Приходится отложить план побега. Любопытство у меня обострено не меньше, чем мизантропия.
– Внучке Марине – зелёный ларец, – цитата из бабушкиных каракуль оставляет мне вздох облегчения.
Я не хотела бы стать наследницей квартиры или машины. Как известно, такие вещи ещё сильнее ссорят с семьёй. А я и так уже на полпути к отлучению от славной фамилии Синицыных. Тётя Тая зачем- то суетится, пытаясь открыть маленькую шкатулку. Но вещицу заклинило. Поэтому мне неохотно отталкивают моё огромное наследство. Кажется, что этот ларчик жжёт мои руки огнём – настолько хочу его изучить. С трудом досиживаю до финишной черты этикета. Тороплюсь домой.
– Кис- кис- кис… – на дороге у дома мне встречается снова Жаба Михайловна.
Сворачиваю аж на другую дорожку, обхожу соседний дом крюком, лишь бы снова не отвечать на риторический вопрос, где же проклятый кот этой сумасшедшей. В квартире сумрачно, только свет от уличного фонаря золотит мой письменный стол, стоящий по отношению ко окну не по правилам. Может, поэтому у меня садится зрение? Скорее мою руки, потому что так надо, хоть эту инструкцию нужно соблюдать. И на удивление шкатулка открывается легко. Внутри чернеет прямоугольник. Под прикосновением пальцев он становится колодой карт. Приходится всё же включить свет. На карте, которую беру, на меня скалится череп. Он словно хочет подмигнуть. Из свободного рукава балахона торчит окровавленная коса.
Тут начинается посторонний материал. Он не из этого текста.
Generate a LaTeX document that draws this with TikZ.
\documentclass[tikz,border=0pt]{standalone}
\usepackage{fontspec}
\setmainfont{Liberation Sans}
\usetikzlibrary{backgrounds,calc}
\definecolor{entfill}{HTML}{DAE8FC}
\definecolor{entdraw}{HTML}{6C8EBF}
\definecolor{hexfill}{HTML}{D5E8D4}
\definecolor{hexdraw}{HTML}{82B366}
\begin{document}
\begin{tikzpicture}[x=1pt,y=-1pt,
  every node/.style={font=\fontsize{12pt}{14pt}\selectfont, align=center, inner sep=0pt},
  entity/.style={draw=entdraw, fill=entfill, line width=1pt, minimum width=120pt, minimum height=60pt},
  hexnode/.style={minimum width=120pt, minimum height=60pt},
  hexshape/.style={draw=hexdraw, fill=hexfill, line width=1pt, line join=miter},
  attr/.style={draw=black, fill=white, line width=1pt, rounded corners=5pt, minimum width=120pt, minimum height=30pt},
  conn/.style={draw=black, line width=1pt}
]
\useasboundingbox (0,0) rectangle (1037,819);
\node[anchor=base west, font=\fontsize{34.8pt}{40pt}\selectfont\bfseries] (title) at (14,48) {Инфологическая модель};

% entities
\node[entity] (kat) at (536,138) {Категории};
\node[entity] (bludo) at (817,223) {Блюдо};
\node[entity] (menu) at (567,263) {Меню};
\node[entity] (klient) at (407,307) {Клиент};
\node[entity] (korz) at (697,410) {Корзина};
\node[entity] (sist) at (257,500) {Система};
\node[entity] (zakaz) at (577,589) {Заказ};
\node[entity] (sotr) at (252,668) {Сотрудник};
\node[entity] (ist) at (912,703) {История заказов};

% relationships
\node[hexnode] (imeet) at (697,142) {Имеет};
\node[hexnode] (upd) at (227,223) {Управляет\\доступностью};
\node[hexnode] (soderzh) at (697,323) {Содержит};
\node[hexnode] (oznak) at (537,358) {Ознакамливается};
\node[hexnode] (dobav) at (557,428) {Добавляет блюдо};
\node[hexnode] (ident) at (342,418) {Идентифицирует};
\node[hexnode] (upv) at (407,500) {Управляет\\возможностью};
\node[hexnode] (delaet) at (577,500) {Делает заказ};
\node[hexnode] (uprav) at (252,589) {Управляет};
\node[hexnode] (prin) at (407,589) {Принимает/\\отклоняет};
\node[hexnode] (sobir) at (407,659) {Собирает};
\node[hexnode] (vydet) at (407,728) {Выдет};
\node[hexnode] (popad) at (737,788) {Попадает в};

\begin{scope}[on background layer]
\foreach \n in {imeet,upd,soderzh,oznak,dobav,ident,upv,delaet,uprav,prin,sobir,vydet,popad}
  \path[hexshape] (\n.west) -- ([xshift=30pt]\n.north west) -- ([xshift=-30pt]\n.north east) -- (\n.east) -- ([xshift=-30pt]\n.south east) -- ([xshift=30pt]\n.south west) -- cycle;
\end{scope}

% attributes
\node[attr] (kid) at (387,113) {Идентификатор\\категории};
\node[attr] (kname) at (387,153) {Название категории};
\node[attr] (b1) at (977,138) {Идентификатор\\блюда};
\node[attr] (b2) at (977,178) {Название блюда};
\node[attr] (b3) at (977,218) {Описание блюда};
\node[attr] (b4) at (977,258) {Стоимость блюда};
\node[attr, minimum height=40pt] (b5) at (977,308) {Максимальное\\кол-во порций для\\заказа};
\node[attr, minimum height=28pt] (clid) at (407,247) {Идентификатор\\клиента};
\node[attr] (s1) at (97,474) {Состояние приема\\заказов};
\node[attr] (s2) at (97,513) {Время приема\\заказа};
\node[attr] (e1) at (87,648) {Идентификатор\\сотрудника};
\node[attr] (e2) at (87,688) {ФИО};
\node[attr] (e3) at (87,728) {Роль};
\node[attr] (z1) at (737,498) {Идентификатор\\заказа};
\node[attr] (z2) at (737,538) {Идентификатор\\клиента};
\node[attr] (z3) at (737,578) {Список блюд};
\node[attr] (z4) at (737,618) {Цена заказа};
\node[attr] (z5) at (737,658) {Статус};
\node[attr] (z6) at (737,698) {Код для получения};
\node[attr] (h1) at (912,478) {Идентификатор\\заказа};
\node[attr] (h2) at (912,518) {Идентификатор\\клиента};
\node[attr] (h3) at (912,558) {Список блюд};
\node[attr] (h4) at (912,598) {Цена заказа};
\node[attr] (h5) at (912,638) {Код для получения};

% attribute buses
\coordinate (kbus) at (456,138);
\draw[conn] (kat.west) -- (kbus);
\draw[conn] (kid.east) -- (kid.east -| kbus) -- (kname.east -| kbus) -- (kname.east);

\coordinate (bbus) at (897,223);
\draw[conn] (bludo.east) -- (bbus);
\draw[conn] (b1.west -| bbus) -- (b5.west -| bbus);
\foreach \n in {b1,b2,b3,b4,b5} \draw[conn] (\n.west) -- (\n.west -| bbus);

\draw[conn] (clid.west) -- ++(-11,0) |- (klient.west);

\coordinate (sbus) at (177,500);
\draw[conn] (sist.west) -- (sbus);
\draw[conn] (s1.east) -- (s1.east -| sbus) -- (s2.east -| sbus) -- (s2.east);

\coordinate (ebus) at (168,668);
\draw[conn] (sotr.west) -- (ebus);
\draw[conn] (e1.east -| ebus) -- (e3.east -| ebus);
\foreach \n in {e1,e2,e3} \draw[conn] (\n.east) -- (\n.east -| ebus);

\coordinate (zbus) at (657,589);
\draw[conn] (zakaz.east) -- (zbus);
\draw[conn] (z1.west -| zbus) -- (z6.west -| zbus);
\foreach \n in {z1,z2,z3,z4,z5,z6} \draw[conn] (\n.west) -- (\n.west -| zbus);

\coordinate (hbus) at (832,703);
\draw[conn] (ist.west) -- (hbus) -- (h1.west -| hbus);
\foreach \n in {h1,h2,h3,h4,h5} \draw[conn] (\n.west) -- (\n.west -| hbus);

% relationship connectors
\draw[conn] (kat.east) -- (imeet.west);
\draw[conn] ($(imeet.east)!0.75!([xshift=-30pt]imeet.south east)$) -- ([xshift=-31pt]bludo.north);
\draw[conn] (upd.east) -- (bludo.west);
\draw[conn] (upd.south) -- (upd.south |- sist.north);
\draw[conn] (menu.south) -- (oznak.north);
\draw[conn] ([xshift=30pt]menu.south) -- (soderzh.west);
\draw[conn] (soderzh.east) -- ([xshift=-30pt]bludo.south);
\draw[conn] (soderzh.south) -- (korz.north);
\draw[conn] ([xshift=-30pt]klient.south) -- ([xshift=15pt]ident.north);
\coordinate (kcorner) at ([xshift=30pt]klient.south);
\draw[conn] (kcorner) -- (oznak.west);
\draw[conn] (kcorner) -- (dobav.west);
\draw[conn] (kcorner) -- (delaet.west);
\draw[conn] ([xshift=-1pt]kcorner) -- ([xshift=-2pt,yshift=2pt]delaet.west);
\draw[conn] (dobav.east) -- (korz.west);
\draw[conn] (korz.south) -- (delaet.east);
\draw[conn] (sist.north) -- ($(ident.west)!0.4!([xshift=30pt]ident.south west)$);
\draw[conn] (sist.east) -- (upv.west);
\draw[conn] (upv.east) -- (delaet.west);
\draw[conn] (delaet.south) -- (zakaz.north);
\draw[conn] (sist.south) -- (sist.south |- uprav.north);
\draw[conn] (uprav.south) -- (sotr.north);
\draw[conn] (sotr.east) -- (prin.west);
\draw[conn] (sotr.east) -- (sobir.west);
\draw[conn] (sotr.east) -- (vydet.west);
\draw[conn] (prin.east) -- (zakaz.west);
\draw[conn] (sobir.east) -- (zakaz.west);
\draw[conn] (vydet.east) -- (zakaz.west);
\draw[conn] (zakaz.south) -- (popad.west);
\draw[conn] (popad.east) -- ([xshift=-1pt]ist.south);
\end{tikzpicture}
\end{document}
Ищу ответ, что это за шутка такая, листая остальные прямоугольники. Повешенный страшно пучит глаза. Женщина в короне глядит надменно. Слепая крутит колесо. Картинки оживают на секунду, сводя с ума. Скорее прячу странное наследство в шкатулку. Без ванны, книги и других ритуалов на ночь бросаюсь в постель. Накрываю себя щитом из детства – одеялом. И всё равно несколько часов провожу в ужасе перед неизвестностью.
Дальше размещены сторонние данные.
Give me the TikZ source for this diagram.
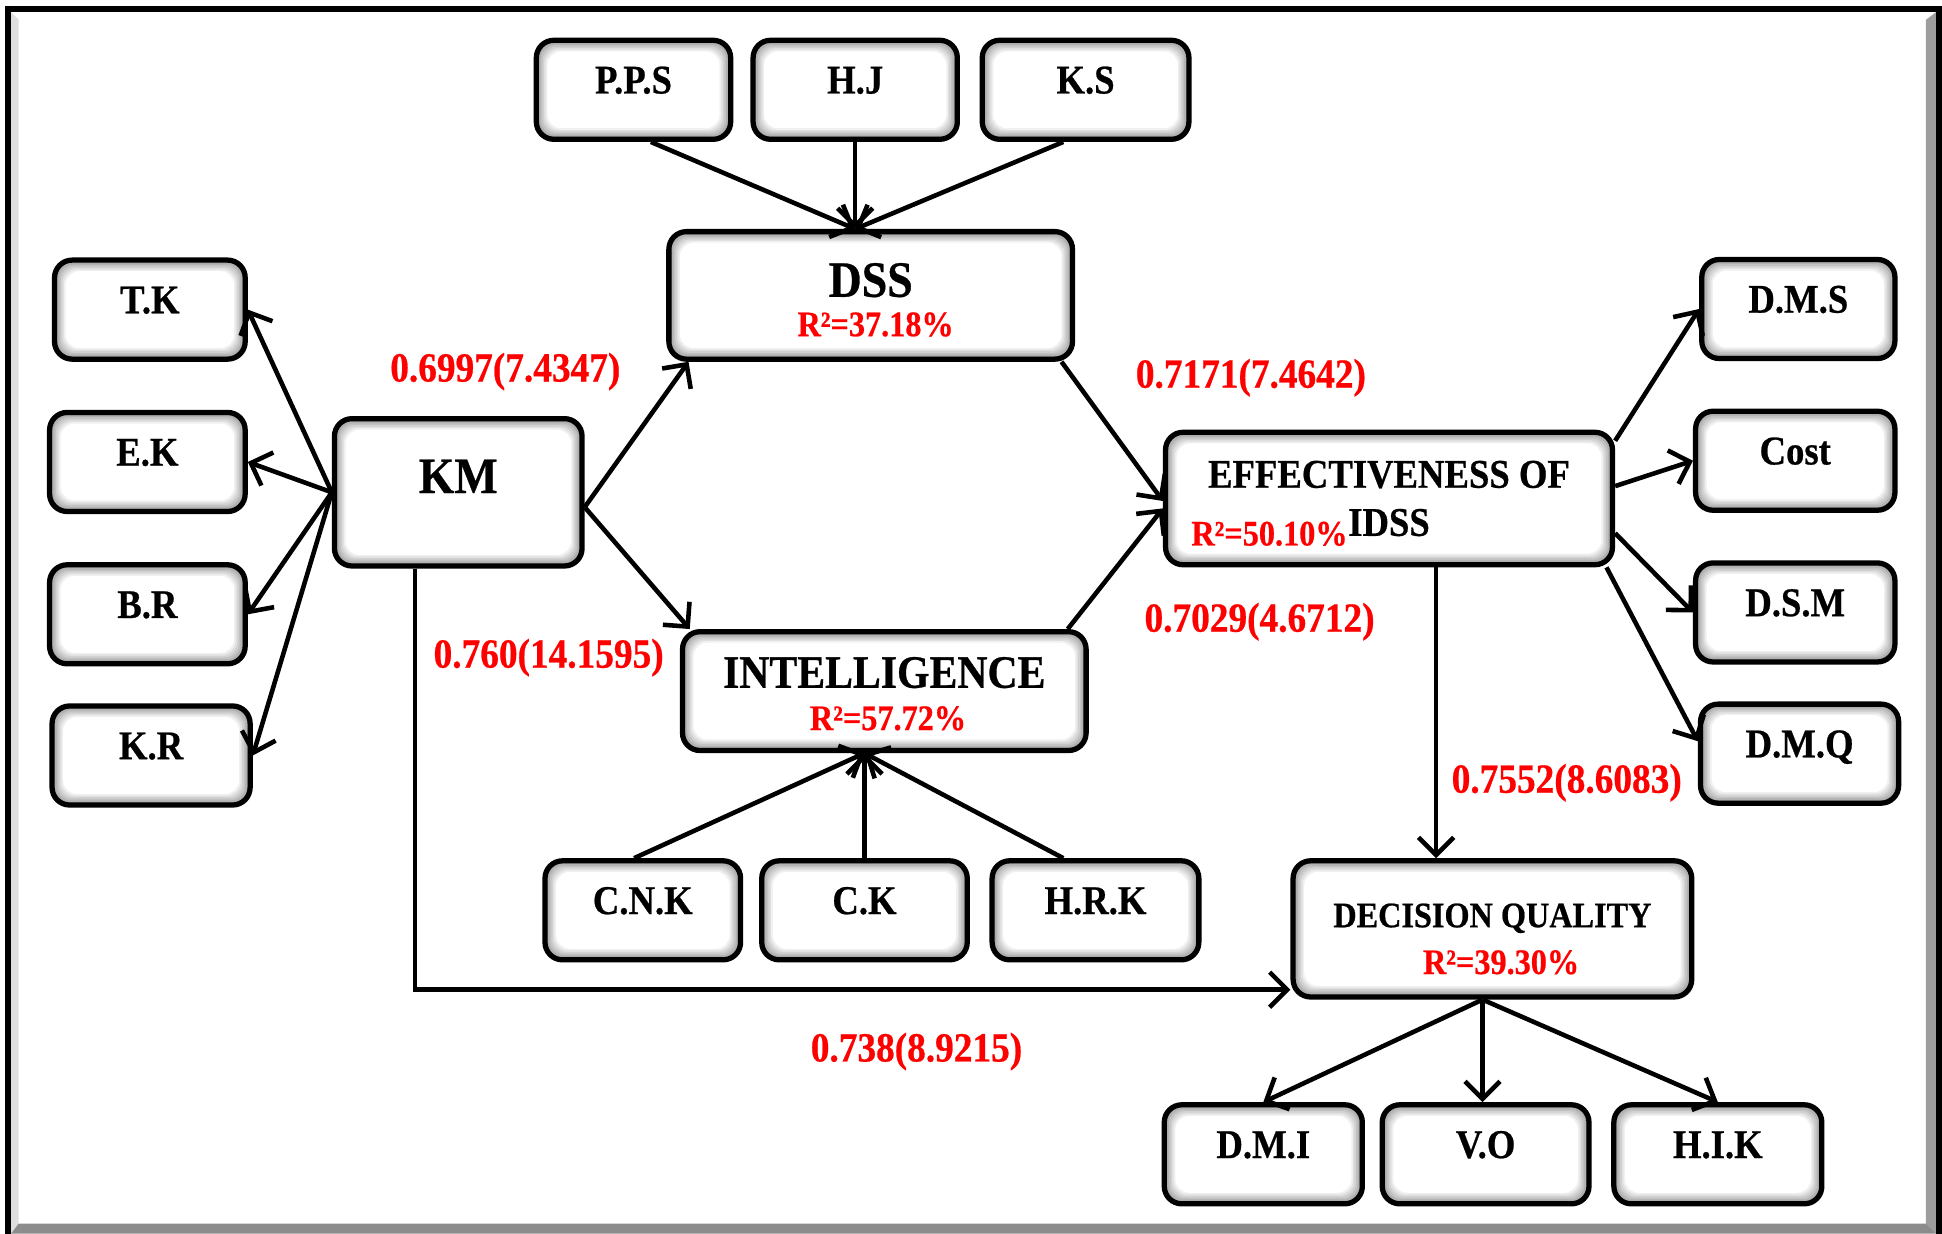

При дневном свете чёрт в виде карт не так страшен, как его налевали на рубашках этих прямоугольников. В университете не могу сконцентрироваться на речи преподавателя. Впрочем, Владимир Николаевич знатно заикается – мне всегда тяжело на нём удерживать внимание. Обычно я рисую в тетради, чтобы не уснуть. Сегодня же тайком достаю телефон и судорожно ищу информацию про наследство от бабули. Определённо это Таро. Только непонятно, какого вида. Нет такого дизайна в ассортименте. Мурашки всаживают мне свои маленькие копья в лопатки. "Если не можете найти разновидность Таро, значит их ведьма сделала сама". Вспоминаю, что отец часто называл маму и бабушку ведьмами. Пока не погиб в аварии. "Да нет, – успокаиваю себя, – не могут они быть ведьмами". Дома снова изучаю карты. У всех персонажей слишком острые черты лица, будто списаны с одного и того же человека. Смотрю на очередную картинку. На ней люди летят с башни вниз. Меня будто затягивает в их реальность ощущение падения. Мучительно сосёт в солнечном сплетении, закладывает уши, перехватывает дыхание. Торопливо запихиваю чёртовы Таро в шкатулку. На улице пахнет приближающейся весной. Бреду по раскисшей дорожке, хлюпая ботинками и носом. Март мне никогда не приносил ничего хорошего. Обычно я болею весь месяц – этого мало, чтобы радоваться весне, как все остальные.